Par conséquent cette allégation n'a aucune valeur sinon que d'être un indicateur de plus d'une pathologie qui affecte le locuteur : l'égocentrisme ! Le contenu illusoire du discours est truffé de marques d'égo qui le vicient. Je, j'ai, je... Exemple: "À l'assemblée je m'étais opposé à la levée de l'immunité" - était-il le seul ? Que d'intolérance et de surestimation de soi ! 

Et l'imposture continue en cette allégation : “Je ne vais pas répondre à la convocation car ne voulant pas leur faciliter l'exercice du même traitement infligé à un autre collègue; parce que mon interpellation n'est que le prolongement du cas Khalifa Sall”. Bon sang Khalifa Sall est attrait devant les tribunaux pour un motif donné et voilà que pour un motif bien différent lui est convoqué et, veut nous faire croire que parce qu'ils sont tous deux députés les faits constitutifs des différentes affaires ne doivent point être tenus en compte quels qu'ils soient, délictuels ou criminels peu importe, il faut juste retenir que tout cela est arbitraire et descendre dans la rue. Qu'est-ce qui empêcherait alors de voir en deux maçons qui se retrouvent au tribunal, l'un pour avoir violé une fille mineure, l'autre pour avoir volé du ciment à son patron, un complot contre la corporation des ouvriers du bâtiment. 

C'est de l'imposture encore une fois et cela n'a rien à voir avec le fait de tirer Khalifa Sall d'affaire, tout au contraire, c'est une façon de l'enterrer en même temps que Karim. Cette nouvelle initiative qui consiste à amalgamer les cas Khalifa et Karim dans une même communication soi-disant de soutien n'est pas anodine, elle relève du réalisme politique et d'un souci tactique de repositionnement personnel, face à de nouvelles candidatures troublantes. La tactique dictée par le timing consiste à prendre les devants, jouer sur les attraits émotionnels, après avoir bien assumé dans sa conscience, qu'à six mois des élections, les décisions judiciaires pour les concernés sont irréversibles et le peuple ira voter le 24 février comme d'habitude.

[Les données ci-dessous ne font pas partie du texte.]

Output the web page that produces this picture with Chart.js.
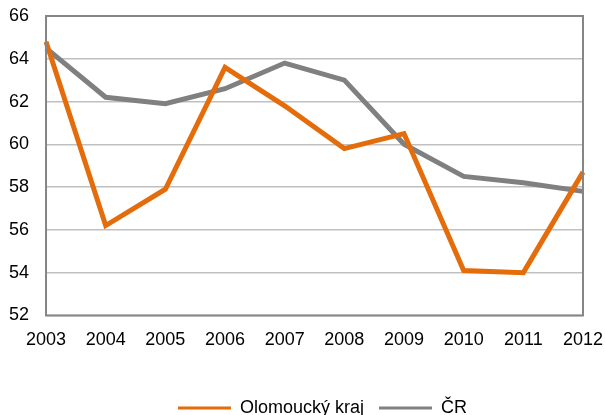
<!DOCTYPE html>
<html>
<head>
<meta charset="utf-8">
<script src="https://cdn.jsdelivr.net/npm/chart.js@4"></script>
<style>
  html, body { margin: 0; padding: 0; background: #fff; }
  #wrap { width: 605px; height: 415px; }
</style>
</head>
<body>
<div id="wrap"><canvas id="line-chart"></canvas></div>
<script>
  // Data
  const labels = ['2003', '2004', '2005', '2006', '2007', '2008', '2009', '2010', '2011', '2012'];
  const olomoucData = [64.8, 56.2, 57.9, 63.6, 61.8, 59.8, 60.5, 54.1, 54.0, 58.7];
  const crData = [64.5, 62.2, 61.9, 62.6, 63.8, 63.0, 60.0, 58.5, 58.2, 57.8];
  const yTicks = [52, 54, 56, 58, 60, 62, 64, 66];

  Chart.defaults.font.family = '"Liberation Sans", Arial, sans-serif';
  Chart.defaults.font.size = 18;
  Chart.defaults.color = '#000';

  // frame round the plot area
  const frame = {
    id: 'frame',
    afterDraw(chart) {
      const a = chart.chartArea, c = chart.ctx;
      c.save();
      c.strokeStyle = '#868686';
      c.lineWidth = 2;
      c.strokeRect(a.left, a.top, a.right - a.left, a.bottom - a.top);
      c.restore();
    }
  };

  // legend sits a bit right of centre in the original
  const legendShift = {
    id: 'legendShift',
    afterLayout(chart) {
      chart.legend.left += 35;
      chart.legend.right += 35;
    }
  };

  const ctx = document.getElementById('line-chart').getContext('2d');
  const lineChart = new Chart(ctx, {
    type: 'line',
    data: {
      labels: labels,
      datasets: [
        {
          label: 'Olomoucký kraj',
          data: olomoucData,
          borderColor: '#E46C0A',
          backgroundColor: '#E46C0A',
          borderWidth: 5,
          pointRadius: 0,
          tension: 0,
          fill: false
        },
        {
          label: 'ČR',
          data: crData,
          borderColor: '#808080',
          backgroundColor: '#808080',
          borderWidth: 5,
          pointRadius: 0,
          tension: 0,
          fill: false
        }
      ]
    },
    plugins: [frame, legendShift],
    options: {
      responsive: true,
      maintainAspectRatio: false,
      animation: false,
      layout: { padding: { top: 16, right: 22, left: -8, bottom: -12 } },
      plugins: {
        tooltip: { enabled: false },
        legend: {
          position: 'bottom',
          labels: {
            boxWidth: 53,
            boxHeight: 3,
            padding: 15,
            font: { size: 18 },
            generateLabels(chart) {
              return chart.data.datasets.map((ds, i) => ({
                text: ds.label,
                fillStyle: ds.borderColor,
                strokeStyle: ds.borderColor,
                lineWidth: 0,
                datasetIndex: i
              }));
            }
          }
        }
      },
      scales: {
        x: {
          offset: false,
          grid: { display: false, drawTicks: false },
          border: { display: false },
          ticks: { padding: 14, maxRotation: 0 },
          afterFit(s) {
            s.height += 19;
            s.paddingLeft = 0;
            s.paddingRight = 0;
          }
        },
        y: {
          min: 52,
          max: 66,
          afterBuildTicks(s) { s.ticks = yTicks.map(v => ({ value: v })); },
          grid: { color: '#C0C0C0', lineWidth: 1.5, drawTicks: false },
          border: { display: false },
          ticks: { padding: 17 },
          afterFit(s) {
            s.paddingTop = 0;
            s.paddingBottom = 0;
          }
        }
      }
    }
  });
</script>
</body>
</html>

Il apparaît donc clairement que l'honorable Cheikh Bamba Dieye a sacrifié  ses mandats moraux sur l'autel de ses intérêts et désirs. C'est là la raison de cette paradoxale prétention d'être restaurateur de la dignité des institutions tout en les minant dans une trivialité incongrue qui dénote l'insanité.

Ce que l'honorable semble ignorer, c'est qu'en tant que société humaine nous baignons dans une culture qui nous affecte tous, au-delà de ce qui est seulement perceptible. A cette culture est inhérent un manuel de survie non édité ni édicté, qui lui est propre. Nous sommes presques tous habilités à vivre et se mouvoir à travers ses règles séculaires et lignes directrices, jusqu'à nous réaliser. Cependant le manuel n'est pas dépourvu de contraintes, il en est de celles qui s'appliquent de sorte que l'on ne puisse pas toujours faire ce que l'on veut et n'importe quoi. Alors à force de cultiver un caractère et des passions inconsistants avec le contexte, l'on finit par perdre ses repères et se heurter aux rigueurs de cette culture qui est nôtre.
Une dernière remarque qui n'honore pas davantage l'honorable député est cette autre allégation : "Si Macky Sall est courageux, je ne passerai pas la nuit chez moi."

Qu'il aille et passe une nuit non hantée par Macky Sall s'il le peut. Macky n'exerce ni le judiciaire, ni le législatif et quotidiennement les centaines d'agents compétents de ces institutions respectables le prouvent par leurs diligences dans leurs activités respectives.